WHAT YOU HAVE TO DO ::
Every line that contains the word "matplotlib" should be copied.

PROVIDED MATERIAL ::
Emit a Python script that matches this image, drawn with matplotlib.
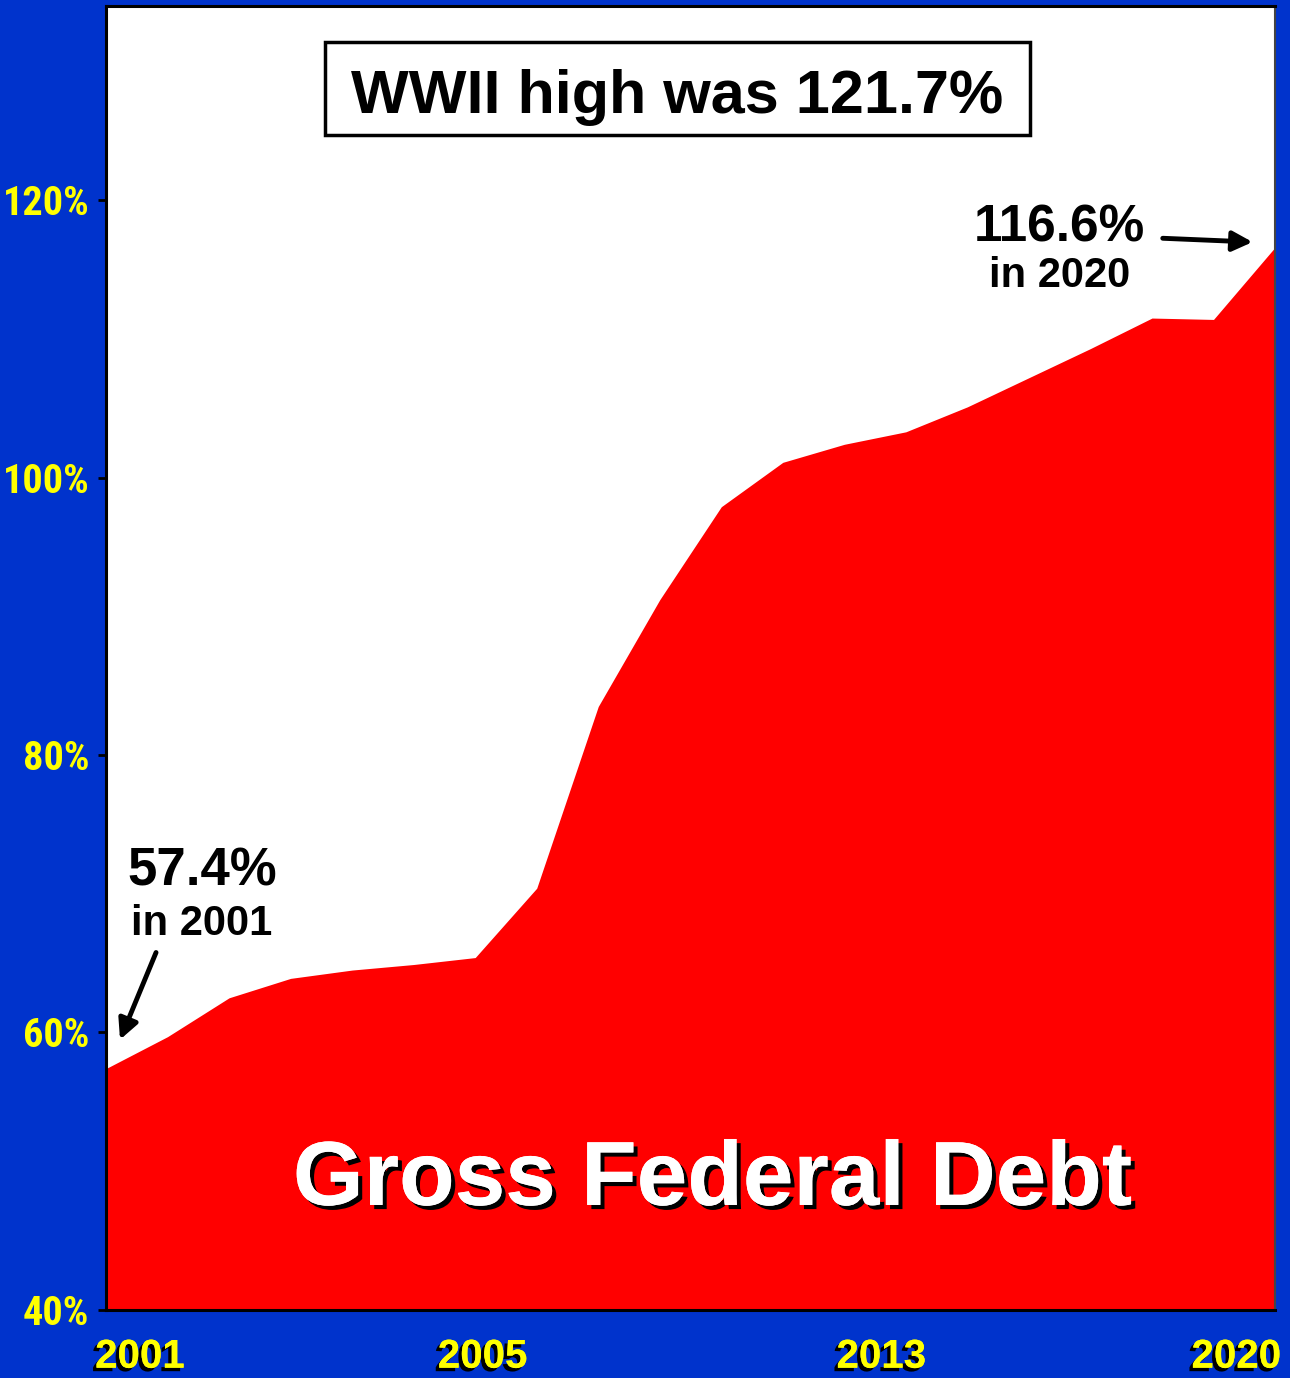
import matplotlib.pyplot as plt
import matplotlib.patheffects as pe
from matplotlib.patches import Rectangle

years = list(range(2001, 2021))
debt = [57.4, 59.7, 62.5, 63.9, 64.5, 64.9, 65.4, 70.4, 83.5, 91.2,
        97.9, 101.1, 102.4, 103.3, 105.1, 107.2, 109.3, 111.5, 111.4, 116.6]

y_ticks = [40, 60, 80, 100, 120]
y_labels = ['40%', '60%', '80%', '100%', '120%']
x_label_pos = [2001.55, 2007.12, 2013.6, 2019.37]
x_labels = ['2001', '2005', '2013', '2020']

BLUE = '#0033cc'
RED = '#ff0000'
YELLOW = '#ffff00'

plt.rcParams['font.family'] = ['Liberation Sans', 'DejaVu Sans']

fig = plt.figure(figsize=(12.9, 13.78), dpi=100, facecolor=BLUE)
ax = fig.add_axes([0.0822, 0.0494, 0.9062, 0.9463])
ax.set_facecolor('white')

ax.fill_between(years, debt, 40, color=RED, linewidth=0)
ax.set_xlim(2001, 2020)
ax.set_ylim(40, 134)

for s in ['left', 'top', 'bottom']:
    ax.spines[s].set_linewidth(2.2)
    ax.spines[s].set_color('black')
ax.spines['right'].set_linewidth(1.5)
ax.spines['right'].set_color('#444444')

ax.set_yticks(y_ticks)
ax.set_yticklabels(y_labels, family=['Roboto Condensed', 'Liberation Sans'],
                   fontweight='bold', color=YELLOW, fontsize=29)
ax.tick_params(axis='y', direction='out', length=6, width=2, color='black', pad=6)

ax.set_xticks(x_label_pos)
ax.set_xticklabels(x_labels, fontsize=29, fontweight='bold', color=YELLOW)
ax.tick_params(axis='x', length=0, pad=20)
shadow = [pe.withSimplePatchShadow(offset=(-2.5, -2.5), shadow_rgbFace='black', alpha=1), pe.Normal()]
for lbl in ax.get_xticklabels():
    lbl.set_path_effects(shadow)

# title box
ax.add_patch(Rectangle((0.1873, 0.9011), 0.6031, 0.0713, transform=ax.transAxes,
                       fill=False, edgecolor='black', linewidth=2.5, zorder=5))
ax.text(0.4885, 0.918, 'WWII high was 121.7%', transform=ax.transAxes,
        ha='center', va='baseline', fontsize=44, fontweight='bold', zorder=6)

ax.text(2016.5, 117.04, '116.6%', ha='center', va='baseline', fontsize=37, fontweight='bold')
ax.text(2016.5, 113.73, 'in 2020', ha='center', va='baseline', fontsize=30, fontweight='bold')
ax.annotate('', xy=(2019.68, 116.97), xytext=(2018.13, 117.26),
            arrowprops=dict(arrowstyle='-|>', color='black', lw=3.5, mutation_scale=30))

ax.text(2002.56, 70.63, '57.4%', ha='center', va='baseline', fontsize=38, fontweight='bold')
ax.text(2002.55, 67.03, 'in 2001', ha='center', va='baseline', fontsize=30, fontweight='bold')
ax.annotate('', xy=(2001.21, 59.3), xytext=(2001.83, 65.95),
            arrowprops=dict(arrowstyle='-|>', color='black', lw=3.5, mutation_scale=30))

ax.text(2010.86, 47.57, 'Gross Federal Debt', ha='center', va='baseline', fontsize=65.5,
        fontweight='bold', color='white',
        path_effects=[pe.withSimplePatchShadow(offset=(3, -3), shadow_rgbFace='black', alpha=1),
                      pe.Normal()])

fig.savefig('out.png', dpi=100, facecolor=BLUE)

EXERCISE RESULT ::
Emit a Python script that matches this image, drawn with matplotlib.
import matplotlib.pyplot as plt
import matplotlib.patheffects as pe
from matplotlib.patches import Rectangle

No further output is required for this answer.